August 13, 2012
Title: Mining Large-scale Streaming and Complex Data Sets
Time: Monday, August 13th, 2:00pm-3:30pm
Location: Babbio 220
Host: Gang Hua
In this “big-data" era, vast amount of continuously arriving data can be found in various fields, such as sensor networks, network management, web and financial applications. Keeping terabytes to petabytes of data in memory is unacceptable. Therefore, the development of algorithms for processing large-scale streaming data instantaneously becomes highly important. In this talk, two novel algorithms for managing streaming data will be introduced.
The first algorithm, named StrAP, is an online clustering algorithm. It is able to summarize streaming data and extract the main patterns with quasi-linear complexity. An application to streaming jobs running on a grid computing system show that StrAP can be used as an online monitoring system to report abnormal usage and device errors.
The second algorithm was proposed to estimate the dynamic density over data streams, named KDE-Track as it is based on a conventional and widely used Kernel Density Estimation (KDE) method. KDE-Track solved the quadratic complexity issue of KDE and can timely catch the dynamic density of synthetic and real-world data. With the estimated density, KDE-Track was applied to outlier detection in sensor networks. Sensor errors can be identified and noisy data can be cleaned.

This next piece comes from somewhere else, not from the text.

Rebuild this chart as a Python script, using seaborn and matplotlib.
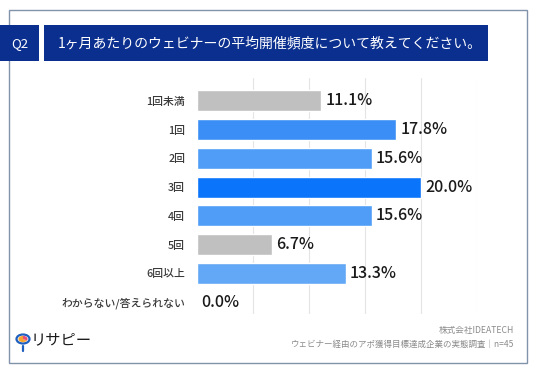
import pandas as pd
import seaborn as sns
import matplotlib.pyplot as plt
from matplotlib.patches import Rectangle, Circle, Wedge

# --- data ---
categories = ["1回未満", "1回", "2回", "3回", "4回", "5回", "6回以上", "わからない/答えられない"]
values = [11.1, 17.8, 15.6, 20.0, 15.6, 6.7, 13.3, 0.0]
bar_colors = ["#c0c0c0", "#3a8ef5", "#4f9df6", "#0a74fa", "#4f9df6", "#c0c0c0", "#63a8f6", "#c0c0c0"]
xticks = [5, 10, 15, 20, 25]

question_no = "Q2"
question = "1ヶ月あたりのウェビナーの平均開催頻度について教えてください。"
footer_company = "株式会社IDEATECH"
footer_survey = "ウェビナー経由のアポ獲得目標達成企業の実態調査｜n=45"
logo_text = "リサピー"

sns.set_theme(style="white")
plt.rcParams['font.family'] = ['Noto Sans CJK JP', 'DejaVu Sans']

W, H = 536, 371
fig = plt.figure(figsize=(W / 100, H / 100), dpi=100)
fig.patch.set_facecolor("white")

def px(x, y):
    # pixel coords (top-left origin) -> figure fraction
    return x / W, 1 - y / H

# outer frame
fig.patches.append(Rectangle(px(9, 363), (527 - 9) / W, (363 - 9.5) / H,
                             transform=fig.transFigure, fill=False,
                             edgecolor="#8193ab", linewidth=1.0))

# question header boxes
navy = "#0b2f8f"
fig.patches.append(Rectangle(px(0, 61), 39 / W, 36 / H, transform=fig.transFigure,
                             facecolor=navy, edgecolor="none"))
fig.patches.append(Rectangle(px(44, 61), (488 - 44) / W, 36 / H, transform=fig.transFigure,
                             facecolor=navy, edgecolor="none"))
fig.text(*px(19.5, 43.5), question_no, color="white", fontsize=9.5, ha="center", va="center")
fig.text(*px(58, 43.5), question, color="white", fontsize=10, ha="left", va="center")

# --- chart ---
df = pd.DataFrame({"category": categories, "value": values})
ax = fig.add_axes([197 / W, 1 - 313.5 / H, (476.7 - 197) / W, (313.5 - 78) / H])
sns.barplot(data=df, x="value", y="category", hue="category", palette=bar_colors,
            orient="h", width=0.73, legend=False, ax=ax, saturation=1)
ax.set_xlim(0, 25)
ax.set_ylim(7.4, -0.8)
ax.set_xticks(xticks)
ax.set_xticklabels([])
ax.grid(axis="x", color="#e4e4e4", linewidth=0.8)
ax.grid(axis="y", visible=False)
ax.set_axisbelow(True)
for s in ax.spines.values():
    s.set_visible(False)
ax.set_xlabel("")
ax.set_ylabel("")
ax.tick_params(axis="y", length=0, pad=8.5)
ax.tick_params(axis="x", length=0)
for lbl in ax.get_yticklabels():
    lbl.set_fontsize(7.8)
    lbl.set_color("#3a3a3a")
    lbl.set_fontweight("medium")

for i, v in enumerate(values):
    ax.annotate(f"{v:.1f}%", xy=(v, i), xytext=(3, 0), textcoords="offset points",
                ha="left", va="center", fontsize=11.5, color="#1a1a1a",
                fontweight="medium", clip_on=False)

# --- footer ---
fig.text(*px(514, 331), footer_company, fontsize=6.2, color="#8a8a8a", ha="right", va="center")
fig.text(*px(514, 344), footer_survey, fontsize=6.1, color="#8a8a8a", ha="right", va="center")

# logo
cx, cy = px(23, 339)
r = 6.5 / W
aspect = W / H
fig.patches.append(Circle((cx, cy), radius=r, transform=fig.transFigure,
                          facecolor="white", edgecolor="#1f5fbf", linewidth=1.6))
fig.patches.append(Wedge((cx, cy), r * 0.7, 90, 330, transform=fig.transFigure,
                         facecolor="#f7a531", edgecolor="none"))
fig.patches.append(Wedge((cx, cy), r * 0.7, 330, 450, transform=fig.transFigure,
                         facecolor="#e8507a", edgecolor="none"))
fig.lines.append(plt.Line2D([cx, cx], [cy - r * aspect, cy - r * aspect - 5 / H],
                            transform=fig.transFigure, color="#1f5fbf", linewidth=1.6))
fig.text(*px(31, 340), logo_text, fontsize=11, color="#1a1a1a", ha="left", va="center")

fig.savefig("out.png", dpi=100)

The large-scale complex data is more challenging to study. An algorithm for predicting the relevance of query-URL pairs in the largest Chinese search engine (Baidu.com) will be presented in the end of this talk. Through using a combination of click-through and mouse-trajectory data, the algorithm can model the interactions between users and search results, label query-URL pairs more accurately and provide more satisfactory search results are to users.
The presented work has been published at SIGKDD2009, CIKM2012 and AAAI2012, respectively.
Xiangliang Zhang is an assistant professor and directs the Machine Intelligence and kNowledge Engineering (MINE) Laboratory in the Division of MCSE, King Abdullah University of Science and Technology (KAUST), Saudi Arabia. Prof. Zhang earned her Ph.D. degree in computer science from INRIA-University Paris-Sud 11, France, in July 2010. She received M.S. and B.S. degrees from Xi’an Jiaotong University, China, in 2006 and 2003, respectively.
Dr. Zhang's research mainly focuses on developing automated methods for machine learning and data mining to discover and manage knowledge from complex and large-scale data sets for diverse applications. The general research goal is to enable computer machines to learn, such as building an autonomic cloud computing system to make the system manage itself, automatically detecting outliers/errors in a sensor network, enabling search engines to predict if users are satisfied by the retrieved results given their queries, efficiently searching in a graph database with millions of vertices and billions of edges. All these novel techniques, owing to the ability of learning, will facilitate our work and life.